Squeeze the lemon on top and use the tweezers to eat. You can drink the 
juice after.
     11. Garum croquet – Fish oil made with ancient Thracian technique by 
putting blue fish in salt and mixing for about 5 months.
     12. Seafood fide – Shrimp shells. Fide is a popular kind of pasta 
used in our lands for a long time, usually on the seaside. The dish is 
covered with a super crunchy tapioca bread. Break it with two forks and 
mix it: it will feel like you are eating the shrimps along with their 
shells, and it will boost the flavour.
     13. Salmon and pine – Local raised canadian salmon with pine cones, 
pine pollen and its protein. On the side there is a biscuit made of the 
skin of the salmon with caviar and pine cone juice.
     14. Matenitsa – natural yogurt of cow milk fermented just by the 
lactobacillus bulgaricus in the air of Bulgaria.
     15. Kashkaval cheese – One of the first cheeses in history.
     16. Egg burrata – Not-so-raw egg yolk wrapped in kashkaval cheese 
with Bulgarian yogurt. It is our interpretation of the traditional 
Bulgarian dish “Panagyurski eggs”.
     17. Lopuh leave tea – Butterburs, a natural tea from an ancient 
plant with many uses in the cuisine of the old times.
     18. Quail with lichen – cooked on the fire, wrapped in butterburs 
leaves full with morel mushrooms. For garnish try the forest lichen.
     19. Beef with mushrooms – Pastarma, meat dried and conserved in 
butterburs leaves cooked on the stone in front of your eyes. Sauce is 
made with four different forest mushrooms; the dish is covered with 
fairy ring mushrooms and Bulgarian black truffle.
     20. Bread from the future – Black pudding in air bread.
     21. Cheese course – Grilled kashkaval, green cheeses (cow, sheep, 
buffalo). Green walnut jam and green walnut liquor.
     22. Ice-cream lollipop – Banana and sour cherry ice-cream lollipop.
     23. Pumpkin Rachel – The pumpkin is prepared following the old 
Bulgarian techniques in order to become hard outside and soft inside.
     24. Crostata – Crostata with wild pears and sorbet of pears.
     25. Sour cherry liquor
     26. Bulgarian rose and popcorn made of yogurt
     27. Mandarin – Mandarin chocolate, mandarin ice-cream, mandarin 
sauce, biscuit and fresh mandarin.
     28. Soap flower in different way

Course 10: Calamari ceviche
Course 7: Taste of the Earth
Course 26: Bulgarian rose and popcorn made of yoghurt

3.5 hours later, I was fairly full, drunk out of my mind and amazed by the flavors and stories that I heard. Bulgaria has a very rich culinary history due to its many influences and climates. Over the past couple days I had a number of incredible meals, but this one helped bring it all together. 

Bravo Chef Petrov

The next day, I drove back to the airport and flew home. 

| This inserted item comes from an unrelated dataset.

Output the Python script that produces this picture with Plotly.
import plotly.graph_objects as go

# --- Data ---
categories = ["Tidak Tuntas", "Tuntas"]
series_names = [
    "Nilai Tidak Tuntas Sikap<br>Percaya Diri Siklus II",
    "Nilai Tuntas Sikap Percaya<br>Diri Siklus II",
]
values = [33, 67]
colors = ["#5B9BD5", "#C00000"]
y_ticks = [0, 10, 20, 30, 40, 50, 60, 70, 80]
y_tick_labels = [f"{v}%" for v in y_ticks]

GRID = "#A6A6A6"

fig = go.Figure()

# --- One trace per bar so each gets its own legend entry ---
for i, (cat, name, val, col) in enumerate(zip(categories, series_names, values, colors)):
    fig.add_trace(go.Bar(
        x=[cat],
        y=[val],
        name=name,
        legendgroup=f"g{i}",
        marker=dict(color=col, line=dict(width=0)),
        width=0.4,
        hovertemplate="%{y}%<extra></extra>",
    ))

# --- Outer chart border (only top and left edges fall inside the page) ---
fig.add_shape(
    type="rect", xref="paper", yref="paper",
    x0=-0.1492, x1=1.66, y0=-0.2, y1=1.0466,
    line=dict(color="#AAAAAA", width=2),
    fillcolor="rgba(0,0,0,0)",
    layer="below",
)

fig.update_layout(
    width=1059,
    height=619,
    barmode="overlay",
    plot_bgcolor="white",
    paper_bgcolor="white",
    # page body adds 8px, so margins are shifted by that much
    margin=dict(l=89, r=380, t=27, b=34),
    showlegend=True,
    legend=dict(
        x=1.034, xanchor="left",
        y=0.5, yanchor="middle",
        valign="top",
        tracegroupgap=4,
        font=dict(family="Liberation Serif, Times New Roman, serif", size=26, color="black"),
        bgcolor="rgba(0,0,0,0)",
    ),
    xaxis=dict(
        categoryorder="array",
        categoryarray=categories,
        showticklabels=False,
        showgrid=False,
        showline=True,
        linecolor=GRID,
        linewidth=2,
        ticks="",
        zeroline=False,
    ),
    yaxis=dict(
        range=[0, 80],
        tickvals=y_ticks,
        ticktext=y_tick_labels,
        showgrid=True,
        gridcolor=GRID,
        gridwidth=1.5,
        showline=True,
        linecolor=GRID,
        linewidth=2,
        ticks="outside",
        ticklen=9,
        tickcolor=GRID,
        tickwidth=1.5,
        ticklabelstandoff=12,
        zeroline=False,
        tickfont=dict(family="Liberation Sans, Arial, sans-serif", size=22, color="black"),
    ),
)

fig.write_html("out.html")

Sofia is probably not a top destination for any tourist, but it is a very interesting place full of many levels of history, culture, and yes food. The architecture is interesting and getting around the city is very easy. It is a very worthy destination for a weekend or long weekend. 

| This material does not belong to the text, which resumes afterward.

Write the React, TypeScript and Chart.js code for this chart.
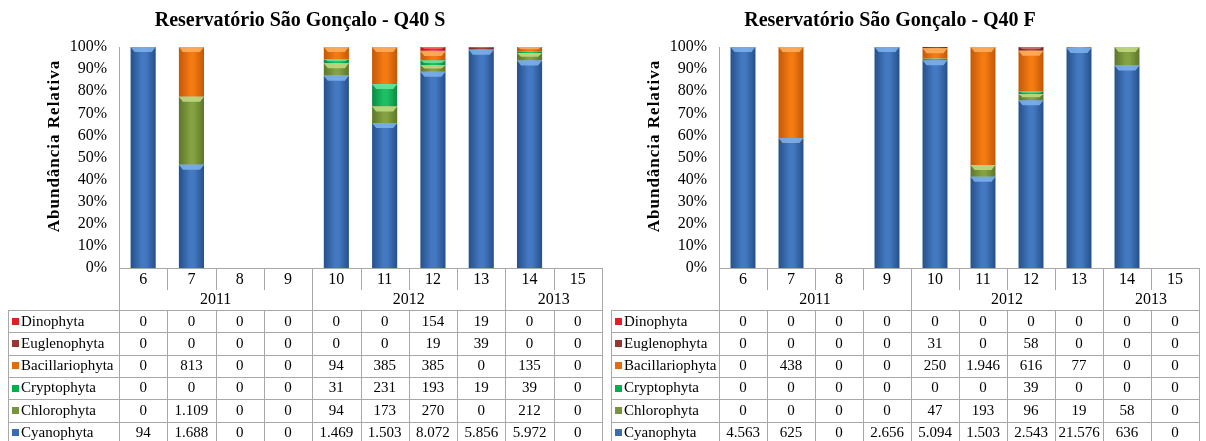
import React, { useEffect, useRef } from "react";
import { Chart, registerables } from "chart.js";
Chart.register(...registerables);

const categories = ["6", "7", "8", "9", "10", "11", "12", "13", "14", "15"];
const yearLabels = ["2011", "2012", "2013"];
const yearSpans = [4, 4, 2];
const seriesNames = ["Dinophyta", "Euglenophyta", "Bacillariophyta", "Cryptophyta", "Chlorophyta", "Cyanophyta"];

// Q40 S
const sDinophyta = [0, 0, 0, 0, 0, 0, 154, 19, 0, 0];
const sEuglenophyta = [0, 0, 0, 0, 0, 0, 19, 39, 0, 0];
const sBacillariophyta = [0, 813, 0, 0, 94, 385, 385, 0, 135, 0];
const sCryptophyta = [0, 0, 0, 0, 31, 231, 193, 19, 39, 0];
const sChlorophyta = [0, 1109, 0, 0, 94, 173, 270, 0, 212, 0];
const sCyanophyta = [94, 1688, 0, 0, 1469, 1503, 8072, 5856, 5972, 0];

// Q40 F
const fDinophyta = [0, 0, 0, 0, 0, 0, 0, 0, 0, 0];
const fEuglenophyta = [0, 0, 0, 0, 31, 0, 58, 0, 0, 0];
const fBacillariophyta = [0, 438, 0, 0, 250, 1946, 616, 77, 0, 0];
const fCryptophyta = [0, 0, 0, 0, 0, 0, 39, 0, 0, 0];
const fChlorophyta = [0, 0, 0, 0, 47, 193, 96, 19, 58, 0];
const fCyanophyta = [4563, 625, 0, 2656, 5094, 1503, 2543, 21576, 636, 0];

const centerColors = ["#ee2a2a", "#a2423f", "#f47a12", "#1cc063", "#85a142", "#4479c2"];
const edgeColors = ["#b51414", "#6c2624", "#c25806", "#0b8a42", "#5b772a", "#25508a"];
const capColors = ["#ff7070", "#c77a78", "#ffb060", "#70e8a0", "#c4dc84", "#7fb4ec"];
const swatchColors = ["#e01e25", "#953735", "#e46c0a", "#00b050", "#77933c", "#3a6db0"];

const FONT = "'Liberation Serif', 'Times New Roman', serif";
const GRID = "#a8a8a8";

function fmt(n: number): string {
  const s = String(Math.round(n));
  return s.replace(/\B(?=(\d{3})+(?!\d))/g, ".");
}

type PanelProps = {
  title: string;
  series: number[][];
  axisX: number;
  rightX: number;
  titleX: number;
  yTitleX: number;
};

const W = 603;
const H = 441;
const TOP = 47;
const XAXIS_Y = 268;
const CAT_TICK_BOTTOM = 290;
const TABLE_TOP = 310;
const ROW_H = 22.3;
const TABLE_LEFT = 8;

function Panel({ title, series, axisX, rightX, titleX, yTitleX }: PanelProps) {
  const ref = useRef<HTMLCanvasElement | null>(null);

  useEffect(() => {
    const canvas = ref.current;
    if (!canvas) return;
    const totals = categories.map((_, i) => series.reduce((a, s) => a + s[i], 0));
    const barPct = 0.52;
    const order = [5, 4, 3, 2, 1, 0];
    const datasets = order.map((k) => ({
      label: seriesNames[k],
      data: series[k].map((v, i) => (totals[i] > 0 ? (v / totals[i]) * 100 : 0)),
      backgroundColor: (ctx: any) => {
        const chart = ctx.chart;
        const xs = chart.scales && chart.scales.x;
        if (!xs || ctx.dataIndex === undefined) return centerColors[k];
        const cx = xs.getPixelForValue(ctx.dataIndex);
        const half = (xs.width / categories.length) * barPct / 2;
        if (!isFinite(cx) || !isFinite(half) || half <= 0) return centerColors[k];
        const g = chart.ctx.createLinearGradient(cx - half, 0, cx + half, 0);
        g.addColorStop(0, edgeColors[k]);
        g.addColorStop(0.45, centerColors[k]);
        g.addColorStop(0.6, centerColors[k]);
        g.addColorStop(1, edgeColors[k]);
        return g;
      },
      borderWidth: 0,
      barPercentage: barPct,
      categoryPercentage: 1,
    }));

    const capPlugin = {
      id: "capPlugin",
      afterDatasetsDraw(chart: any) {
        const c = chart.ctx as CanvasRenderingContext2D;
        c.save();
        chart.data.datasets.forEach((ds: any, di: number) => {
          const k = order[di];
          const meta = chart.getDatasetMeta(di);
          meta.data.forEach((bar: any) => {
            const h = bar.base - bar.y;
            if (!(h > 2)) return;
            const ch = Math.min(5, h * 0.5);
            const l = bar.x - bar.width / 2;
            const r = bar.x + bar.width / 2;
            const inset = Math.min(4, bar.width / 5);
            c.fillStyle = capColors[k];
            c.globalAlpha = 0.85;
            c.beginPath();
            c.moveTo(l, bar.y);
            c.lineTo(r, bar.y);
            c.lineTo(r - inset, bar.y + ch);
            c.lineTo(l + inset, bar.y + ch);
            c.closePath();
            c.fill();
          });
        });
        c.restore();
      },
    };

    const tablePlugin = {
      id: "tablePlugin",
      afterDraw(chart: any) {
        const c = chart.ctx as CanvasRenderingContext2D;
        const xs = chart.scales.x;
        const area = chart.chartArea;
        const left = area.left;
        const right = area.right;
        const cw = (right - left) / categories.length;
        const px = (v: number) => Math.round(v) + 0.5;
        c.save();
        c.fillStyle = "#000";
        c.font = `bold 20px ${FONT}`;
        c.textAlign = "center";
        c.textBaseline = "middle";
        c.fillText(title, titleX, 21);
        c.save();
        c.translate(yTitleX, 146);
        c.rotate(-Math.PI / 2);
        c.font = `bold 17px ${FONT}`;
        (c as any).letterSpacing = "1px";
        c.fillText("Abundância Relativa", 0, 0);
        c.restore();

        c.strokeStyle = GRID;
        c.lineWidth = 1;
        c.beginPath();
        c.moveTo(px(left), TOP);
        c.lineTo(px(left), H);
        c.moveTo(left, px(XAXIS_Y));
        c.lineTo(right, px(XAXIS_Y));
        c.moveTo(px(right), XAXIS_Y);
        c.lineTo(px(right), H);
        c.moveTo(px(TABLE_LEFT), TABLE_TOP);
        c.lineTo(px(TABLE_LEFT), H);
        const yearBounds: number[] = [];
        let acc = 0;
        yearSpans.forEach((s) => { acc += s; yearBounds.push(acc); });
        for (let i = 1; i < categories.length; i++) {
          const x = px(left + i * cw);
          const isYear = yearBounds.includes(i);
          c.moveTo(x, XAXIS_Y);
          c.lineTo(x, isYear ? H : CAT_TICK_BOTTOM);
          if (!isYear) {
            c.moveTo(x, TABLE_TOP);
            c.lineTo(x, H);
          }
        }
        for (let r = 0; r <= seriesNames.length; r++) {
          const y = px(TABLE_TOP + r * ROW_H);
          c.moveTo(TABLE_LEFT, y);
          c.lineTo(right, y);
        }
        c.stroke();

        c.fillStyle = "#000";
        c.font = `16px ${FONT}`;
        c.textAlign = "center";
        c.textBaseline = "middle";
        categories.forEach((lab, i) => {
          c.fillText(lab, xs.getPixelForValue(i), 280);
        });
        let start = 0;
        yearLabels.forEach((lab, j) => {
          const end = start + yearSpans[j];
          c.fillText(lab, left + ((start + end) / 2) * cw, 300);
          start = end;
        });
        c.font = `15px ${FONT}`;
        seriesNames.forEach((name, r) => {
          const cy = TABLE_TOP + r * ROW_H + ROW_H / 2 + 0.5;
          c.fillStyle = swatchColors[r];
          c.fillRect(TABLE_LEFT + 4, Math.round(cy - 4), 7, 7);
          c.fillStyle = "#000";
          c.textAlign = "left";
          c.fillText(name, TABLE_LEFT + 13, cy);
          c.textAlign = "center";
          series[r].forEach((v, i) => {
            c.fillText(fmt(v), xs.getPixelForValue(i), cy);
          });
        });
        c.restore();
      },
    };

    const chart = new Chart(canvas, {
      type: "bar",
      data: { labels: categories, datasets },
      options: {
        responsive: false,
        animation: false,
        events: [],
        layout: { padding: { left: 0, right: W - rightX, top: TOP, bottom: H - XAXIS_Y } },
        plugins: { legend: { display: false }, tooltip: { enabled: false }, title: { display: false } },
        scales: {
          x: { stacked: true, display: false, offset: true },
          y: {
            stacked: true,
            min: 0,
            max: 100,
            afterFit: (s: any) => { s.width = axisX; },
            ticks: {
              stepSize: 10,
              autoSkip: false,
              callback: (v: any) => `${v}%`,
              color: "#000",
              padding: 12,
              font: { family: FONT, size: 16 },
            },
            grid: { display: false, drawTicks: false },
            border: { display: false },
          },
        },
      },
      plugins: [capPlugin, tablePlugin],
    } as any);
    return () => chart.destroy();
  }, []);

  return <canvas ref={ref} width={W} height={H} style={{ display: "block", width: W, height: H }} />;
}

export default function App() {
  const sSeries = [sDinophyta, sEuglenophyta, sBacillariophyta, sCryptophyta, sChlorophyta, sCyanophyta];
  const fSeries = [fDinophyta, fEuglenophyta, fBacillariophyta, fCryptophyta, fChlorophyta, fCyanophyta];
  return (
    <div style={{ position: "fixed", left: 0, top: 0, width: 1206, height: 441, background: "#fff", display: "flex" }}>
      <Panel title="Reservatório São Gonçalo - Q40 S" series={sSeries} axisX={119} rightX={602} titleX={300} yTitleX={55} />
      <Panel title="Reservatório São Gonçalo - Q40 F" series={fSeries} axisX={116} rightX={596} titleX={287} yTitleX={52} />
    </div>
  );
}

I also realized from talking to many Bulgarians that Sofia is just the tip of the iceberg. In the eyes of many Bulgarians, Sofia is the worst part of the country- or said in another way- there is so much more to see! Therefore, I would highly recommend staying in Bulgaria longer to see the rest of the country including: Plovdiv, the Thracian tombs, the Black Sea coast, and the Pirin mountains. I really hope to come back to Bulgaria.